Following on from Houses & Holes’ quick post yesterday, ABC’s The Business last night aired a segment (above) featuring Liberal MP, Kelly O’Dwyer, slamming the inept failure of FIRB to police or prosecute foreign investors that flaunt Australia’s property investment rules, specifically:
- Rules precluding non-residents from purchasing pre-existing dwellings; and
- The requirement that a foreign temporary resident sells their home within three months of departing Australia.
O’Dwyer is particularly scathing of the fact that FIRB has failed to prosecute anyone in eight years, despite widespread anecdotal evidence of foreign purchases of pre-existing dwellings:
“I think there has been a failure of leadership at FIRB… I think FIRB has been asleep at the wheel. I think they need to be far more proactive in enforcing the law. I think because they haven’t been proactive in enforcing the law, that’s the reason why people have got less confidence in our foreign investment regime right now”.
Importantly, O’Dwyer also flagged stiff new penalties – not just for property investors that flout the rules but also those that aid and abet such actions, such as real estate agents and lawyers:
“[Currently] the onus is all on the purchaser – the person who is the foreign investor… But, we are looking at a penalty that would be a little more broad than that, which would also include anybody that seeks to aid an abet somebody that is trying to contravene the rules”.
Personally, I am becoming a fan of Ms O’Dwyer. While the devil will be in the detail, she clearly has foreign property rorts in her sites, and the decision to extend the penalty regime beyond the purchaser is a huge step forward.

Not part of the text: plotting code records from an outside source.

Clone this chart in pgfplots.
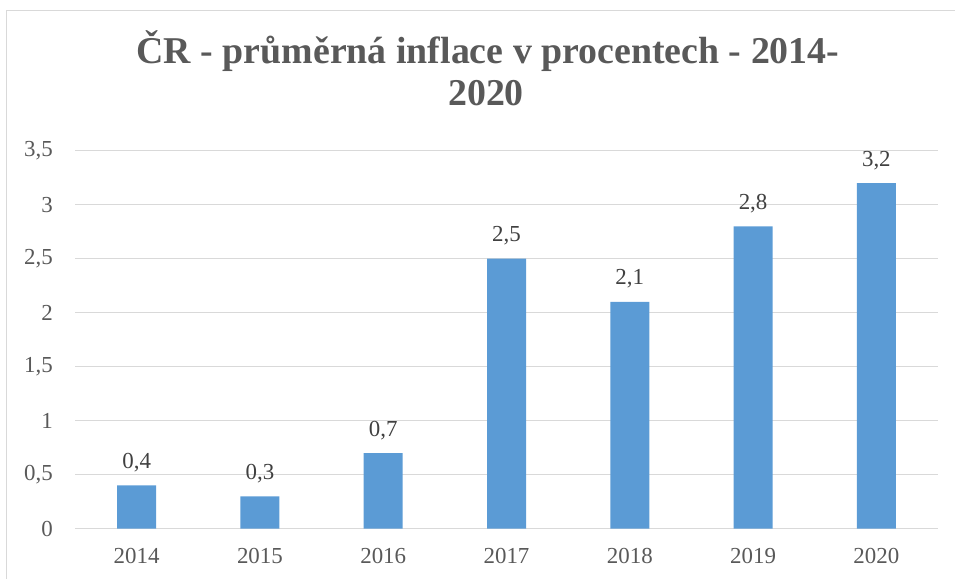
\documentclass[border=0pt]{standalone}
\usepackage{pgfplots}
\pgfplotsset{compat=1.18}
\usepackage{fontspec}
\setmainfont{Liberation Serif}
\definecolor{barblue}{HTML}{5B9BD5}
\definecolor{gridgray}{HTML}{D9D9D9}
\definecolor{txtgray}{HTML}{595959}
\definecolor{lblgray}{HTML}{404040}
\begin{document}
\begin{tikzpicture}[x=1bp,y=1bp]
\useasboundingbox (0,0) rectangle (955,579);
\draw[gridgray, line width=1.5bp] (6.5,-20) -- (6.5,568.5) -- (980,568.5);
\node[anchor=base, font=\fontsize{38}{42}\selectfont\bfseries, text=txtgray, inner sep=0pt] at (488,515.7) {ČR - průměrná inflace v procentech - 2014-};
\node[anchor=base, font=\fontsize{38}{42}\selectfont\bfseries, text=txtgray, inner sep=0pt] at (486,473) {2020};
\begin{axis}[
  at={(75bp,50.3bp)}, anchor=south west,
  scale only axis, width=863bp, height=378bp,
  xmin=-0.5, xmax=6.5, ymin=0, ymax=3.5,
  xtick={0,1,2,3,4,5,6},
  xticklabels={2014,2015,2016,2017,2018,2019,2020},
  ytick={0,0.5,1,1.5,2,2.5,3,3.5},
  /pgf/number format/use comma,
  /pgf/number format/assume math mode=true,
  ymajorgrids, grid style={gridgray, line width=1.2bp},
  axis line style={draw=none},
  major tick length=0pt,
  tick label style={font=\fontsize{23}{26}\selectfont, text=txtgray, inner sep=0pt},
  yticklabel style={anchor=east, xshift=-22bp},
  xticklabel style={anchor=north, yshift=-19bp},
  clip=false,
]
\addplot[ybar, bar width=39bp, fill=barblue, draw=none,
  nodes near coords,
  nodes near coords style={anchor=base, yshift=17bp, inner sep=0pt, font=\fontsize{23}{26}\selectfont, text=lblgray, /pgf/number format/use comma, /pgf/number format/assume math mode=true},
] coordinates {(0,0.4) (1,0.3) (2,0.7) (3,2.5) (4,2.1) (5,2.8) (6,3.2)};
\end{axis}
\end{tikzpicture}
\end{document}
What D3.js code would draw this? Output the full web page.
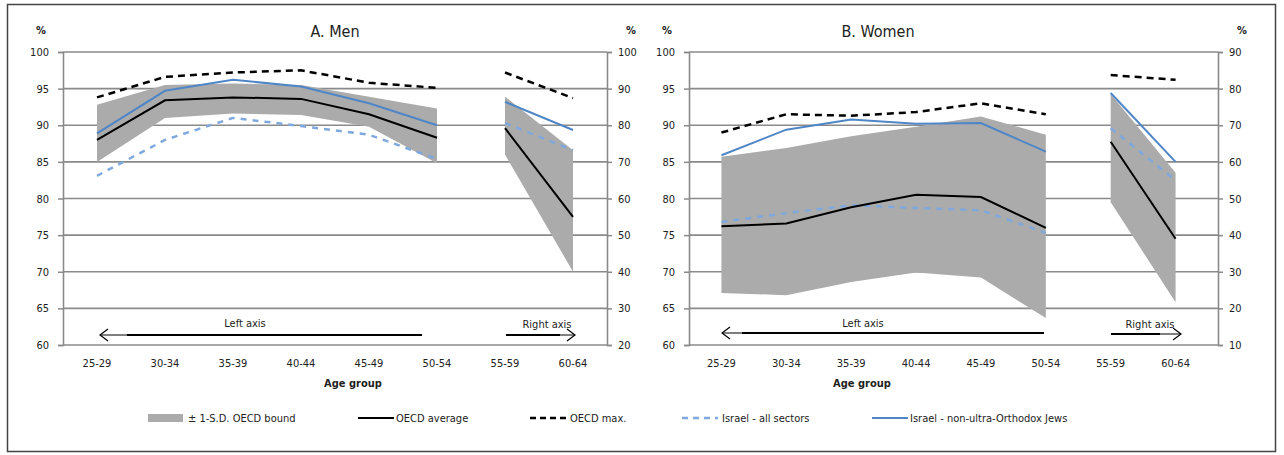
<!DOCTYPE html>
<html>
<head>
<meta charset="utf-8">
<script src="https://cdn.jsdelivr.net/npm/d3@7"></script>
<style>
  body { margin: 0; background: #fff; }
  text { font-family: "Liberation Sans Narrow", "DejaVu Sans Condensed", "Liberation Sans", sans-serif; fill: #222; }
</style>
</head>
<body>
<div id="chart"></div>
<script>
// age groups; first six read on left axis, last two on right axis
const ageGroups = ["25-29", "30-34", "35-39", "40-44", "45-49", "50-54", "55-59", "60-64"];
const leftTicks = [60, 65, 70, 75, 80, 85, 90, 95, 100];
const menRightTicks = [20, 30, 40, 50, 60, 70, 80, 90, 100];
const womenRightTicks = [10, 20, 30, 40, 50, 60, 70, 80, 90];

const menBandLo  = [85.0, 91.0, 91.6, 91.4, 89.8, 84.8, 72.0, 40.0];
const menBandHi  = [92.8, 95.5, 95.7, 95.5, 93.9, 92.3, 87.8, 73.2];
const menAvg     = [88.0, 93.4, 93.8, 93.6, 91.5, 88.3, 79.2, 55.0];
const menMax     = [93.8, 96.6, 97.2, 97.5, 95.8, 95.1, 94.4, 87.4];
const menIsrAll  = [83.1, 88.0, 91.0, 89.9, 88.7, 85.4, 80.6, 73.2];
const menIsrNon  = [88.9, 94.7, 96.2, 95.3, 93.0, 90.0, 86.4, 78.7];

const womenBandLo = [67.1, 66.8, 68.6, 69.9, 69.2, 63.7, 49.0, 21.7];
const womenBandHi = [85.7, 86.9, 88.5, 89.8, 91.2, 88.7, 78.5, 57.0];
const womenAvg    = [76.2, 76.6, 78.8, 80.5, 80.2, 76.0, 65.5, 39.0];
const womenMax    = [89.0, 91.5, 91.3, 91.8, 93.0, 91.5, 83.7, 82.4];
const womenIsrAll = [76.8, 78.0, 79.1, 78.7, 78.4, 75.3, 69.2, 55.0];
const womenIsrNon = [85.9, 89.4, 90.8, 90.2, 90.3, 86.4, 78.8, 60.0];

const legendLabels = ["± 1-S.D. OECD bound", "OECD average", "OECD max.", "Israel - all sectors", "Israel - non-ultra-Orthodox Jews"];

function draw() {
  const width = 1284, height = 455;
  const top = 52, bottom = 345;
  const grey = "#ababab", blue = "#4f86c6", lightBlue = "#7fa9dc";

  const svg = d3.select("#chart").append("svg")
      .attr("width", width).attr("height", height);

  // outer frame
  svg.append("rect")
      .attr("x", 7.5).attr("y", 4.5).attr("width", 1268).attr("height", 447)
      .attr("fill", "none").attr("stroke", "#444").attr("stroke-width", 1.5);

  const panels = [
    {title: "A. Men", x0: 63, x1: 607, xr: 607, titleX: 335, ageX: 353, rTicks: menRightTicks, rDom: [20, 100],
     lo: menBandLo, hi: menBandHi, avg: menAvg, max: menMax, all: menIsrAll, non: menIsrNon,
     leftArrow: [100, 127, 422, 335], rightArrow: [506, 560, 575, 335], leftTxt: 245, rightTxt: 547},
    {title: "B. Women", x0: 689, x1: 1208, xr: 1218, titleX: 878, ageX: 862, rTicks: womenRightTicks, rDom: [10, 90],
     lo: womenBandLo, hi: womenBandHi, avg: womenAvg, max: womenMax, all: womenIsrAll, non: womenIsrNon,
     leftArrow: [722, 742, 1044, 333], rightArrow: [1111, 1160, 1181, 334], leftTxt: 863, rightTxt: 1150}
  ];

  panels.forEach(p => {
    const g = svg.append("g");
    const x = d3.scalePoint().domain(ageGroups).range([p.x0, p.x1]).padding(0.5);
    const yL = d3.scaleLinear().domain([60, 100]).range([bottom, top]);
    const yR = d3.scaleLinear().domain(p.rDom).range([bottom, top]);

    // gridlines
    g.append("g").selectAll("line").data(leftTicks.slice(1)).join("line")
        .attr("x1", p.x0).attr("x2", p.xr)
        .attr("y1", d => yL(d)).attr("y2", d => yL(d))
        .attr("stroke", "#8a8a8a").attr("stroke-width", 1.6);

    // axes
    const axL = g.append("g").attr("transform", `translate(${p.x0},0)`)
        .call(d3.axisLeft(yL).tickValues(leftTicks).tickSize(5).tickPadding(9));
    const axR = g.append("g").attr("transform", `translate(${p.xr},0)`)
        .call(d3.axisRight(yR).tickValues(p.rTicks).tickSize(5).tickPadding(6));
    [axL, axR].forEach(a => {
      a.select(".domain").attr("stroke", "#8a8a8a").attr("stroke-width", 1.6);
      a.selectAll(".tick line").attr("stroke", "#8a8a8a").attr("stroke-width", 1.5);
      a.selectAll("text").attr("font-size", 11).attr("fill", "#333");
    });
    g.append("line").attr("x1", p.x0).attr("x2", p.xr).attr("y1", bottom).attr("y2", bottom)
        .attr("stroke", "#8a8a8a").attr("stroke-width", 1.6);

    // category labels
    g.append("g").selectAll("text").data(ageGroups).join("text")
        .attr("x", d => x(d)).attr("y", 367).attr("text-anchor", "middle")
        .attr("font-size", 11).attr("fill", "#333").text(d => d);
    g.append("text").attr("x", p.ageX).attr("y", 387).attr("text-anchor", "middle")
        .attr("font-size", 11).attr("font-weight", "bold").text("Age group");

    g.append("text").attr("x", p.titleX).attr("y", 37).attr("text-anchor", "middle")
        .attr("font-size", 16).text(p.title);
    g.append("text").attr("x", p.x0 - 22).attr("y", 34).attr("text-anchor", "middle")
        .attr("font-size", 11).attr("font-weight", "bold").attr("fill", "#444").text("%");
    g.append("text").attr("x", p.xr + 24).attr("y", 34).attr("text-anchor", "middle")
        .attr("font-size", 11).attr("font-weight", "bold").attr("fill", "#444").text("%");

    // two segments: left-axis groups and right-axis groups
    const segs = [{idx: d3.range(0, 6), y: yL}, {idx: d3.range(6, 8), y: yR}];
    segs.forEach(s => {
      const area = d3.area().x(i => x(ageGroups[i])).y0(i => s.y(p.lo[i])).y1(i => s.y(p.hi[i]));
      g.append("path").datum(s.idx).attr("d", area).attr("fill", grey);
      const mk = (arr) => d3.line().x(i => x(ageGroups[i])).y(i => s.y(arr[i]));
      g.append("path").datum(s.idx).attr("d", mk(p.all)).attr("fill", "none")
          .attr("stroke", lightBlue).attr("stroke-width", 2.5).attr("stroke-dasharray", "6,6");
      g.append("path").datum(s.idx).attr("d", mk(p.non)).attr("fill", "none")
          .attr("stroke", blue).attr("stroke-width", 2);
      g.append("path").datum(s.idx).attr("d", mk(p.avg)).attr("fill", "none")
          .attr("stroke", "#000").attr("stroke-width", 2);
      g.append("path").datum(s.idx).attr("d", mk(p.max)).attr("fill", "none")
          .attr("stroke", "#000").attr("stroke-width", 2.5).attr("stroke-dasharray", "7,5");
    });

    // axis direction arrows
    const la = p.leftArrow, ra = p.rightArrow;
    g.append("line").attr("x1", la[0]).attr("x2", la[2]).attr("y1", la[3]).attr("y2", la[3])
        .attr("stroke", "#000").attr("stroke-width", 1);
    g.append("line").attr("x1", la[1]).attr("x2", la[2]).attr("y1", la[3]).attr("y2", la[3])
        .attr("stroke", "#000").attr("stroke-width", 2.2);
    g.append("path").attr("d", `M${la[0] + 8},${la[3] - 6}L${la[0]},${la[3]}L${la[0] + 8},${la[3] + 6}`)
        .attr("fill", "none").attr("stroke", "#000").attr("stroke-width", 1.2);
    g.append("line").attr("x1", ra[0]).attr("x2", ra[2]).attr("y1", ra[3]).attr("y2", ra[3])
        .attr("stroke", "#000").attr("stroke-width", 1);
    g.append("line").attr("x1", ra[0]).attr("x2", ra[1]).attr("y1", ra[3]).attr("y2", ra[3])
        .attr("stroke", "#000").attr("stroke-width", 2.2);
    g.append("path").attr("d", `M${ra[2] - 8},${ra[3] - 6}L${ra[2]},${ra[3]}L${ra[2] - 8},${ra[3] + 6}`)
        .attr("fill", "none").attr("stroke", "#000").attr("stroke-width", 1.2);
    g.append("text").attr("x", p.leftTxt).attr("y", 327).attr("text-anchor", "middle")
        .attr("font-size", 11).text("Left axis");
    g.append("text").attr("x", p.rightTxt).attr("y", 328).attr("text-anchor", "middle")
        .attr("font-size", 11).text("Right axis");
  });

  // legend
  const lx = [148, 358, 530, 682, 872];
  const leg = svg.append("g").selectAll("g").data(legendLabels).join("g")
      .attr("transform", (d, i) => `translate(${lx[i]},418)`);
  leg.each(function(d, i) {
    const s = d3.select(this);
    if (i === 0) {
      s.append("rect").attr("x", 0).attr("y", -4).attr("width", 35).attr("height", 8).attr("fill", grey);
    } else {
      const st = [null, ["#000", null, 2.2], ["#000", "6,4", 2.5], [lightBlue, "6,5", 2.5], [blue, null, 2.2]][i];
      s.append("line").attr("x1", 0).attr("x2", 36).attr("stroke", st[0])
          .attr("stroke-width", st[2]).attr("stroke-dasharray", st[1]);
    }
    s.append("text").attr("x", i === 0 ? 40 : (i === 1 || i === 4 ? 38 : 40)).attr("y", 4)
        .attr("font-size", 11).attr("fill", "#333").text(d);
  });
}
draw();
</script>
</body>
</html>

But it must also be backed-up with increased funding for FIRB. After all, what good is increasing penalties without boosting surveillance?
With any luck, the parliamentary review into foreign property buying, which is due to report next month, will also require that buyers of pre-existing housing in Australia provide proof of citizenship/residency, with real estate agents required to highlight the rules at the point-of-sale and conveyancers required to check-off and report breaches at settlement.